- SHORT TASK
Extract each line bearing the word "with".
━━━━━━━━━━
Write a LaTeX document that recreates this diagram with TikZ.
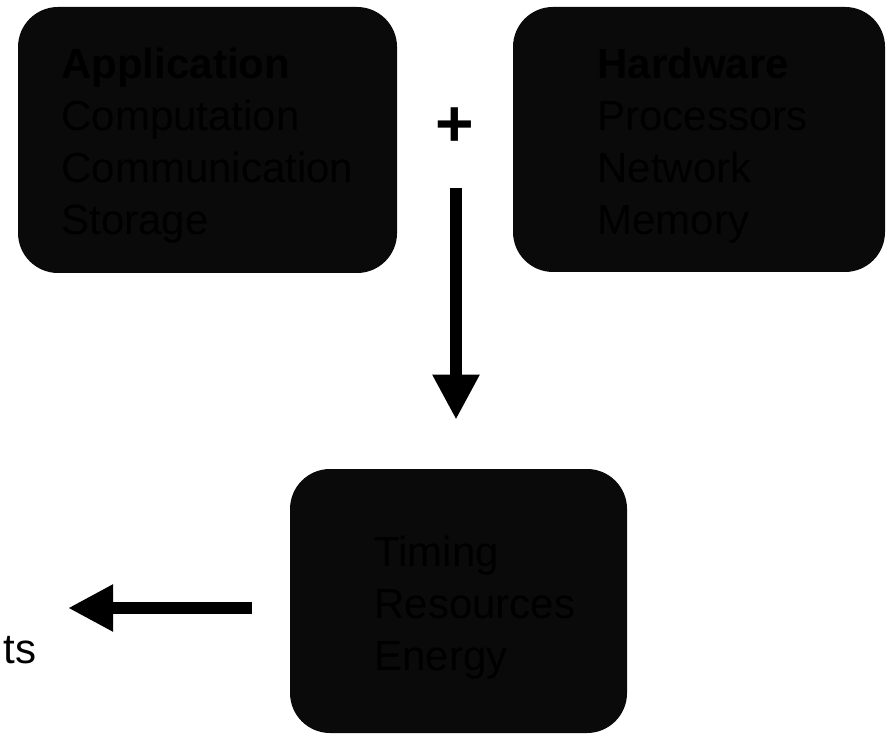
\documentclass[tikz,border=0pt]{standalone}
\usepackage{fontspec}
\setmainfont{Liberation Sans}
\usepackage{tikz}
\usetikzlibrary{positioning,calc}
\usetikzlibrary{arrows.meta}
\definecolor{BlockFill}{RGB}{10,10,10}
\tikzset{
  block/.style={fill=BlockFill,draw=none,rounded corners=1cm,inner sep=0pt},
  blocktext/.style={anchor=north west,inner sep=0pt,align=left,text=black,
    font=\fontsize{29.9}{37}\selectfont},
  bigarrow/.style={draw=black,line width=8.5pt,
    -{Triangle[length=1.125cm,width=1.1cm]}},
  plussign/.style={inner sep=0pt,font=\fontsize{47}{50}\selectfont\bfseries},
}
\begin{document}
\begin{tikzpicture}[scale=1]
\useasboundingbox (0,0) rectangle (22.15,18.35);
\node[block,minimum width=9.475cm,minimum height=6.65cm] (app) at (5.188,14.850) {};
\node[block,minimum width=9.300cm,minimum height=6.625cm] (hw) at (17.475,14.863) {};
\node[block,minimum width=8.425cm,minimum height=6.600cm] (cost) at (11.463,3.325) {};
\node[blocktext] (applbl) at (1.525,17.163) {\textbf{Application}\\Computation\\Communication\\Storage};
\node[blocktext] (hwlbl) at (14.925,17.150) {\textbf{Hardware}\\Processors\\Network\\Memory};
\node[blocktext] (costlbl) at (9.350,4.950) {Timing\\Resources\\Energy};
\node[plussign] (plus) at (11.375,15.160) {+};
\coordinate (split) at (11.400,13.650);
\coordinate (tip) at (1.700,3.150);
\draw[bigarrow,shorten >=1.225cm] (split) -- (split |- cost.north);
\draw[bigarrow,shorten <=0.950cm] (cost.west |- tip) -- (tip);
\node[anchor=base west,inner sep=0pt,font=\fontsize{29.9}{37}\selectfont] (result) at (0.088,1.775) {ts};
\end{tikzpicture}
\end{document}
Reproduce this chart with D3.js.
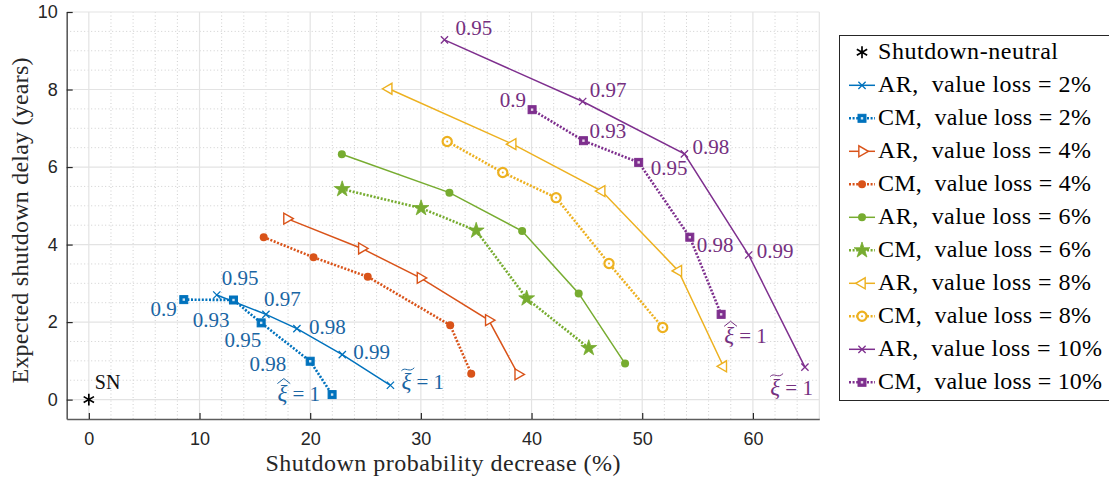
<!DOCTYPE html>
<html>
<head>
<meta charset="utf-8">
<script src="https://cdn.jsdelivr.net/npm/d3@7"></script>
<style>
  body { margin: 0; background: #fff; }
  svg { display: block; }
</style>
</head>
<body>
<svg id="chart" width="1109" height="483"></svg>
<script>
// values
var snPoint = [0, 0];
var arLevels = ['0.95', '0.97', '0.98', '0.99', '1'];
var cmLevels = ['0.9', '0.93', '0.95', '0.98', '1'];

var ar2X = [11.56, 16.0, 18.8, 22.9, 27.25];
var ar2Y = [2.70, 2.20, 1.83, 1.16, 0.37];
var cm2X = [8.58, 13.07, 15.57, 20.0, 21.98];
var cm2Y = [2.58, 2.57, 1.98, 0.99, 0.13];
var ar4X = [17.9, 24.66, 29.96, 36.13, 38.79];
var ar4Y = [4.67, 3.90, 3.14, 2.05, 0.65];
var cm4X = [15.8, 20.3, 25.2, 32.65, 34.55];
var cm4Y = [4.19, 3.67, 3.17, 1.92, 0.67];
var ar6X = [22.86, 32.58, 39.15, 44.26, 48.45];
var ar6Y = [6.33, 5.34, 4.35, 2.74, 0.93];
var cm6X = [22.89, 30.02, 35.0, 39.56, 45.17];
var cm6Y = [5.43, 4.94, 4.36, 2.61, 1.33];
var ar8X = [27.1, 38.3, 46.34, 53.27, 57.33];
var ar8Y = [8.02, 6.59, 5.38, 3.32, 0.86];
var cm8X = [32.38, 37.4, 42.22, 47.0, 51.85];
var cm8Y = [6.66, 5.86, 5.21, 3.51, 1.86];
var ar10X = [32.13, 44.62, 53.81, 59.62, 64.7];
var ar10Y = [9.28, 7.69, 6.34, 3.73, 0.84];
var cm10X = [40.05, 44.69, 49.68, 54.3, 57.13];
var cm10Y = [7.48, 6.68, 6.12, 4.19, 2.20];

var xTicks = [0, 10, 20, 30, 40, 50, 60];
var yTicks = [0, 2, 4, 6, 8, 10];

var blue = '#0072BD', orange = '#D95319', yellow = '#EDB120',
    purple = '#7E2F8E', green = '#77AC30';

var sp = '\u00A0';
var series = [
  {key: 'ar2', name: 'AR,' + sp + ' value loss = 2%', xs: ar2X, ys: ar2Y, color: blue, marker: 'times', dotted: false, levels: arLevels},
  {key: 'cm2', name: 'CM,' + sp + ' value loss = 2%', xs: cm2X, ys: cm2Y, color: blue, marker: 'square', dotted: true, levels: cmLevels},
  {key: 'ar4', name: 'AR,' + sp + ' value loss = 4%', xs: ar4X, ys: ar4Y, color: orange, marker: 'triRight', dotted: false},
  {key: 'cm4', name: 'CM,' + sp + ' value loss = 4%', xs: cm4X, ys: cm4Y, color: orange, marker: 'dot', dotted: true},
  {key: 'ar6', name: 'AR,' + sp + ' value loss = 6%', xs: ar6X, ys: ar6Y, color: green, marker: 'dot', dotted: false},
  {key: 'cm6', name: 'CM,' + sp + ' value loss = 6%', xs: cm6X, ys: cm6Y, color: green, marker: 'star', dotted: true},
  {key: 'ar8', name: 'AR,' + sp + ' value loss = 8%', xs: ar8X, ys: ar8Y, color: yellow, marker: 'triLeft', dotted: false},
  {key: 'cm8', name: 'CM,' + sp + ' value loss = 8%', xs: cm8X, ys: cm8Y, color: yellow, marker: 'ring', dotted: true},
  {key: 'ar10', name: 'AR,' + sp + ' value loss = 10%', xs: ar10X, ys: ar10Y, color: purple, marker: 'times', dotted: false, levels: arLevels},
  {key: 'cm10', name: 'CM,' + sp + ' value loss = 10%', xs: cm10X, ys: cm10Y, color: purple, marker: 'square', dotted: true, levels: cmLevels}
];

// label offsets in px from the point: [dx, dy, anchor]
var labelOffsets = {
  ar2: [[5, -10, 'start'], [-2, -8, 'start'], [12, 5, 'start'], [11, 4, 'start'], [11, 4, 'start']],
  cm2: [[-7, 16, 'end'], [-4, 27, 'end'], [0, 24, 'end'], [-24, 10, 'end'], [-12, 6, 'end']],
  ar10: [[11, -5, 'start'], [7, -5, 'start'], [8, 0, 'start'], [8, 3, 'start'], [8, 28, 'end']],
  cm10: [[-6, -3, 'end'], [6, -3, 'start'], [12, 13, 'start'], [7, 15, 'start'], [3, 29, 'start']]
};
var labelColors = {ar2: '#1a65a3', cm2: '#1a65a3', ar10: '#75307f', cm10: '#75307f'};

var mLeft = 66.7, mRight = 819.3, mTop = 12, mBottom = 419;
var serif = '"Liberation Serif", "Times New Roman", serif';
var sans = '"Liberation Sans", Arial, sans-serif';

var x = d3.scaleLinear().domain([-2, 66]).range([mLeft, mRight]);
var y = d3.scaleLinear().domain([-0.5, 10]).range([mBottom, mTop]);

var svg = d3.select('#chart');

// grid
var grid = svg.append('g');
grid.selectAll('line.minx').data(d3.range(0, 66, 2).filter(function(v) { return v % 10 !== 0; }))
  .enter().append('line')
  .attr('x1', function(d) { return x(d); }).attr('x2', function(d) { return x(d); })
  .attr('y1', mTop).attr('y2', mBottom)
  .attr('stroke', '#cfcfcf').attr('stroke-width', 1).attr('stroke-dasharray', '1,2.5');
grid.selectAll('line.miny').data(d3.range(0, 10, 0.5).filter(function(v) { return v % 2 !== 0; }))
  .enter().append('line')
  .attr('y1', function(d) { return y(d); }).attr('y2', function(d) { return y(d); })
  .attr('x1', mLeft).attr('x2', mRight)
  .attr('stroke', '#cfcfcf').attr('stroke-width', 1).attr('stroke-dasharray', '1,2.5');
grid.selectAll('line.majx').data(xTicks)
  .enter().append('line')
  .attr('x1', function(d) { return x(d); }).attr('x2', function(d) { return x(d); })
  .attr('y1', mTop).attr('y2', mBottom)
  .attr('stroke', '#e3e3e3').attr('stroke-width', 1.2);
grid.selectAll('line.majy').data(yTicks)
  .enter().append('line')
  .attr('y1', function(d) { return y(d); }).attr('y2', function(d) { return y(d); })
  .attr('x1', mLeft).attr('x2', mRight)
  .attr('stroke', '#e3e3e3').attr('stroke-width', 1.2);
grid.append('line').attr('x1', mRight).attr('x2', mRight).attr('y1', mTop).attr('y2', mBottom)
  .attr('stroke', '#e3e3e3').attr('stroke-width', 1.2);

// axes
var xAxis = svg.append('g').attr('transform', 'translate(0,' + mBottom + ')')
  .call(d3.axisBottom(x).tickValues(xTicks).tickSizeInner(-6).tickSizeOuter(0).tickPadding(13));
var yAxis = svg.append('g').attr('transform', 'translate(' + mLeft + ',0)')
  .call(d3.axisLeft(y).tickValues(yTicks).tickSizeInner(-6).tickSizeOuter(0).tickPadding(9));
[xAxis, yAxis].forEach(function(a) {
  a.attr('font-size', null).attr('font-family', null);
  a.select('.domain').attr('stroke', '#5c5c5c').attr('stroke-width', 1.6);
  a.selectAll('.tick line').attr('stroke', '#262626').attr('stroke-width', 1.2);
  a.selectAll('.tick text').attr('fill', '#262626').style('font-family', sans).style('font-size', '18px');
});

svg.append('text')
  .attr('x', (mLeft + mRight) / 2).attr('y', 471)
  .attr('text-anchor', 'middle')
  .attr('textLength', 355).attr('lengthAdjust', 'spacing')
  .style('font-family', serif).style('font-size', '24px').attr('fill', '#262626')
  .text('Shutdown probability decrease (%)');
svg.append('text')
  .attr('transform', 'translate(28,' + ((mTop + mBottom) / 2 + 5) + ') rotate(-90)')
  .attr('text-anchor', 'middle')
  .attr('textLength', 326).attr('lengthAdjust', 'spacing')
  .style('font-family', serif).style('font-size', '24px').attr('fill', '#262626')
  .text('Expected shutdown delay (years)');

// markers
function drawMarker(g, type, color) {
  if (type === 'times') {
    g.append('path').attr('d', d3.symbol(d3.symbolTimes, 36)())
      .attr('fill', 'none').attr('stroke', color).attr('stroke-width', 1.3);
  } else if (type === 'square') {
    g.append('rect').attr('x', -4).attr('y', -4).attr('width', 8).attr('height', 8)
      .attr('fill', color).attr('stroke', color).attr('stroke-width', 1);
    g.append('rect').attr('x', -1.2).attr('y', -1.2).attr('width', 2.4).attr('height', 2.4)
      .attr('fill', '#fff').attr('opacity', 0.8);
  } else if (type === 'triRight' || type === 'triLeft') {
    g.append('path').attr('d', d3.symbol(d3.symbolTriangle, 52)())
      .attr('transform', 'rotate(' + (type === 'triRight' ? 90 : -90) + ')')
      .attr('fill', '#fff').attr('stroke', color).attr('stroke-width', 1.4);
  } else if (type === 'dot') {
    g.append('circle').attr('r', 4).attr('fill', color);
  } else if (type === 'star') {
    g.append('path').attr('d', d3.symbol(d3.symbolStar, 78)())
      .attr('fill', color).attr('stroke', color).attr('stroke-width', 0.8);
  } else if (type === 'ring') {
    g.append('circle').attr('r', 4.6).attr('fill', '#fff').attr('stroke', color).attr('stroke-width', 2.2);
    g.append('circle').attr('r', 1).attr('fill', color);
  } else if (type === 'asterisk') {
    g.append('path').attr('d', d3.symbol(d3.symbolAsterisk, 100)())
      .attr('fill', 'none').attr('stroke', color).attr('stroke-width', 1.7);
  }
}

var line = d3.line()
  .x(function(d) { return x(d[0]); })
  .y(function(d) { return y(d[1]); });

var plot = svg.append('g');
series.forEach(function(s) {
  var pts = s.xs.map(function(v, i) { return [v, s.ys[i]]; });
  plot.append('path').datum(pts)
    .attr('d', line)
    .attr('fill', 'none')
    .attr('stroke', s.color)
    .attr('stroke-width', s.dotted ? 2.6 : 1.5)
    .attr('stroke-dasharray', s.dotted ? '2,1.6' : null);
  pts.forEach(function(p) {
    drawMarker(plot.append('g').attr('transform', 'translate(' + x(p[0]) + ',' + y(p[1]) + ')'), s.marker, s.color);
  });
});

// shutdown-neutral point
drawMarker(plot.append('g').attr('transform', 'translate(' + x(snPoint[0]) + ',' + y(snPoint[1]) + ')'), 'asterisk', '#000');
plot.append('text')
  .attr('x', x(snPoint[0]) + 6).attr('y', y(snPoint[1]) - 11)
  .style('font-family', serif).style('font-size', '20px').attr('fill', '#111')
  .text('SN');

// parameter labels
var labels = svg.append('g');
series.forEach(function(s) {
  var offs = labelOffsets[s.key];
  if (!offs) return;
  s.levels.forEach(function(lv, i) {
    var o = offs[i];
    var tx = x(s.xs[i]) + o[0], ty = y(s.ys[i]) + o[1];
    var col = labelColors[s.key];
    var t = labels.append('text')
      .attr('x', tx).attr('y', ty)
      .attr('text-anchor', o[2])
      .style('font-family', serif).style('font-size', '21px')
      .attr('fill', col);
    if (lv === '1') {
      t.append('tspan').style('font-style', 'italic').style('font-size', '23px').text('\u03BE');
      t.append('tspan').text(sp + '=' + sp + '1');
      // wide tilde (AR) or wide hat (CM) over the xi
      var ext = t.node().getExtentOfChar(0);
      var ax = ext.x, aw = ext.width + 3, ay = ty - 20;
      var d = s.dotted
        ? 'M' + ax + ',' + (ay + 3) + 'L' + (ax + aw / 2) + ',' + (ay - 2) + 'L' + (ax + aw) + ',' + (ay + 3)
        : 'M' + ax + ',' + (ay + 1.5) + 'C' + (ax + aw * 0.3) + ',' + (ay - 3) + ' ' + (ax + aw * 0.6) + ',' + (ay + 4) + ' ' + (ax + aw) + ',' + (ay - 1.5);
      labels.append('path').attr('d', d).attr('fill', 'none').attr('stroke', col).attr('stroke-width', 1);
    } else {
      t.text(lv);
    }
  });
});

// legend
var lg = svg.append('g');
lg.append('rect').attr('x', 839.5).attr('y', 35.5).attr('width', 280).attr('height', 365)
  .attr('fill', '#fff').attr('stroke', '#262626').attr('stroke-width', 1);
var rowY = function(i) { return 52.3 + i * 33; };
drawMarker(lg.append('g').attr('transform', 'translate(862,' + rowY(0) + ')'), 'asterisk', '#000');
lg.append('text').attr('x', 878).attr('y', rowY(0) + 7)
  .attr('textLength', 180).attr('lengthAdjust', 'spacing')
  .style('font-family', serif).style('font-size', '24px').attr('fill', '#000')
  .text('Shutdown-neutral');
series.forEach(function(s, i) {
  var yy = rowY(i + 1);
  lg.append('line').attr('x1', 849).attr('x2', 875).attr('y1', yy).attr('y2', yy)
    .attr('stroke', s.color)
    .attr('stroke-width', s.dotted ? 2.6 : 1.5)
    .attr('stroke-dasharray', s.dotted ? '2,1.6' : null);
  drawMarker(lg.append('g').attr('transform', 'translate(862,' + yy + ')'), s.marker, s.color);
  lg.append('text').attr('x', 878).attr('y', yy + 7)
    .attr('textLength', s.name.indexOf('10%') >= 0 ? 224 : 213).attr('lengthAdjust', 'spacing')
    .style('font-family', serif).style('font-size', '24px').attr('fill', '#000')
    .text(s.name);
});
</script>
</body>
</html>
━━━━━━━━━━
- RIGHT ANSWER
Write a LaTeX document that recreates this diagram with TikZ.
Reproduce this chart with D3.js.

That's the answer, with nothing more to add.